The same business. And yet the culture in each place felt distinct.
Belzoni carried the feel of a network grown alongside its town, each expansion tied to a story. Our guests from Kentucky and Missouri brought the discipline of agricultural country — long rural stretches, weather that tests infrastructure, communities where reputation travels faster than fiber. In South Florida, the rhythm quickened under density and competition, where markets move fast and missteps are costly.
The sheet music was familiar. The tempo was not.
Each operator carried his own cadence, and culture followed.

What struck me was how naturally talk of margin and market share lived alongside talk of neighbors and long memory. These ISP operators understood the numbers, but they also understood the weight of serving a community well. Beneath different markets, vendors, and strategies was the same steady affection for the craft — a love of building something durable, and a love for the people who depend on it.
In the Church, the priest stands in a role that bridges heaven and earth, helping others perceive meaning in what might otherwise seem ordinary. Bread and wine remain what they are, yet through faithful attention they are lifted into something more. Among the ISP operators I have come to know, I see a similar posture. They work with radios and routing tables, yet they speak of towns and families and employees with reverence. They know that packets are not abstractions but homework submitted on time, payroll processed without interruption, conversations carried across distance.
When one of them opens their doors to another builder, there is humility in that gesture. It admits that no one sees the full picture alone, especially in a season shaped by overbuilds, subsidies, and tightening capital. In those visits, perspective widens. A lesson learned in one state reframes a problem in another. The challenges remain familiar, but the insight deepens. There is a kind of communion in that shared understanding.

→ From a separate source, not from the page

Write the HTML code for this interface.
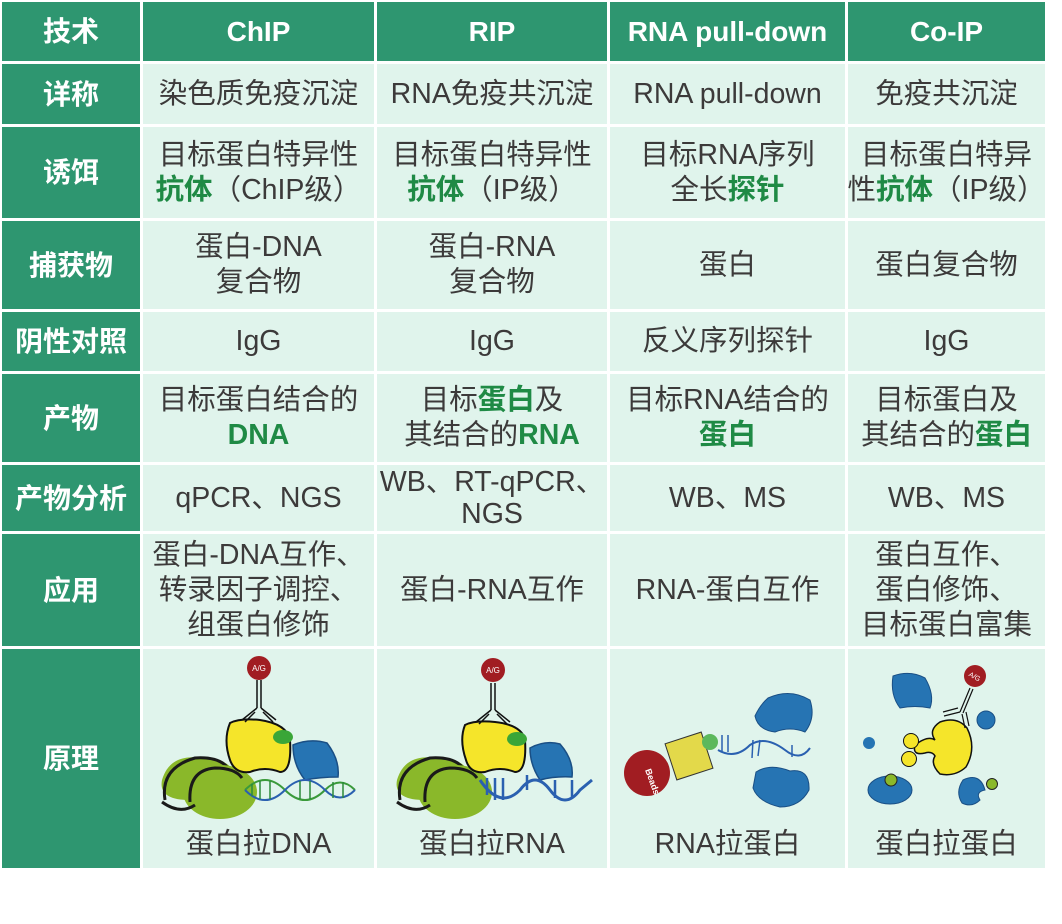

At St. Andrew’s, communion reminds us that our small parish belongs to a body far larger than Montevallo. We kneel at a modest altar, yet we are joined to a global church stretching across centuries.
Our industry has its own communion. It happens in conference halls, in IXPs, in shop floors and server rooms, in conversations that stretch longer than planned. When we gather with humility, the work feels connected to something larger than individual towers or quarterly metrics.


The priest and the operator of packets share more in common than one might expect. Both deal in invisible realities that shape visible lives. Both operate within inherited forms. Both depend less on novelty than on character.
Tarana or Nokia. Fiber or microwave. Dense urban market or rural delta town. The tools matter. But it’s the culture that shapes the outcome and experience for our customers and employees.
Sometimes standing in another parish allows you to see your own more clearly.
And sometimes walking another network reminds you why you started building in the first place.